The third big problem that the Player Characters will face is getting into the tower. The doors on the outside—the ones which one tribe wants to paint yellow, the other tribe blue—are false and if anyone touches them, they vanish. This is the fourth big problem. The actual entrance is a hatch in the ground that appears at random, so initially, the players are going think that there are multiple hatches across the island. The key to the hatch is also missing (sort of). The Game Master will definitely need to drop some hints as to how the Player Characters might find the clues to getting into the tower. That fourth big problem remains in the meantime, because when a Player Character touches either of the false doors, not only does he vanish, but reappears on a platform in a room, surrounded by water (but which is actually potent acid) with a door by the wall, some forty feet away. This is the tower prison. It is left up to the player’s ingenuity to work out exactly how his character is going to get out of the situation, but the fourth big problem is not the true nature of the problem. Instead, it is the fact that it separates the Player Characters from each other and splits the party. Touching the false doors on the outside of the tower is not the only method the scenario has of splitting the party by dumping one or more in this prison.

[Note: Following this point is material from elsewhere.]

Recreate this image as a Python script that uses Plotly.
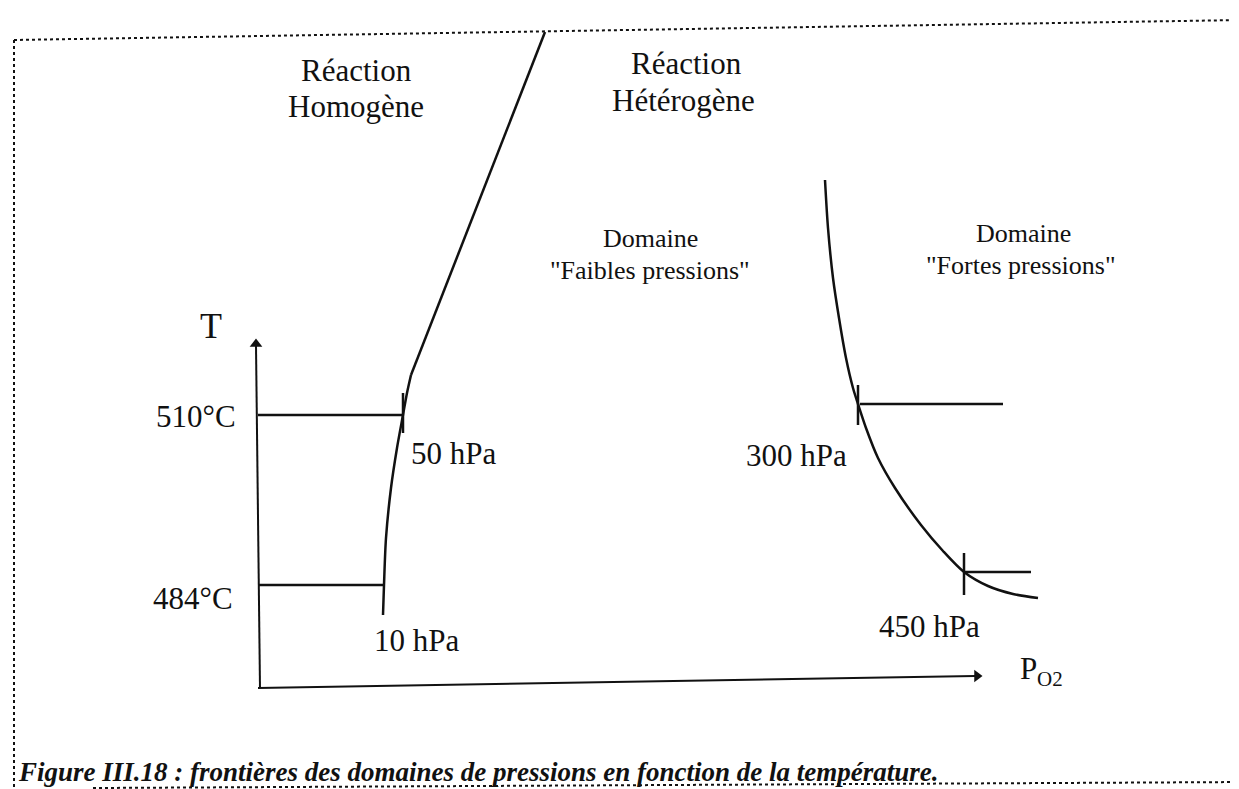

As the Player Characters proceed up the tower, they will encounter a maze, a grotto with a bejewelled alligator-shaped automaton, a bed chamber, and more. There is a clue to be found to how to proceed through the maze, but beyond that? The tower has very much been built to dissuade visitors and intruders and so any attempt to move forward upon the part of the Player Characters will be down to guess work as there are no clues whatsoever. For example, the bejewelled alligator-shaped automaton contains two keys, one of which will open the door to the next room. Pull that one out and the Player Character will be fine, but pull the other out and the Player Character loses a limb. There is no way of knowing which is the right key. In effect, 
The Obsidian Anti-Pharos shares elements of the death-trap dungeon a la S1 The Tomb of Horrors, but with less of a reliance on puzzles. Plus, Khepegoris returns and is really not very happy about anyone having been meddling in his home. How exactly he returns is unlikely to turn out well for at least one Player Character…

Which leaves the fifth and final big problem for the Player Characters—what do they do about Khepegoris if he does return? He need not return, that being down to Player Character invention, but if he does, Khepegoris is very much of a higher Level than they are and they unlikely to pose a real threat to him. He may even reward them for bringing him back to life. If he stays, his research will remain a regular threat to local shipping, so the Player Characters may be back again, this time to kill him—if they can. Ultimately, the best outcome for the Player Characters is not to summon him at all—inadvertently or otherwise, as his presence will radically alter the campaign.

The Obsidian Anti-Pharos is laid out white on black and has solid artwork and cartography. Unfortunately, the editing is slipshod, and the result is the scenario feels rushed in places.

The Obsidian Anti-Pharos does have its moments—the interaction and roleplaying with either of the two tribes should prove entertaining and watching the players come up means to escape the acid pool prison should prove either inventive or frustrating. Yet the end result is underwhelming, a dissatisfying death-trap dungeon that does not seem to reward the players and their characters for their guesswork and is likely to end in an exercise in frustration for both.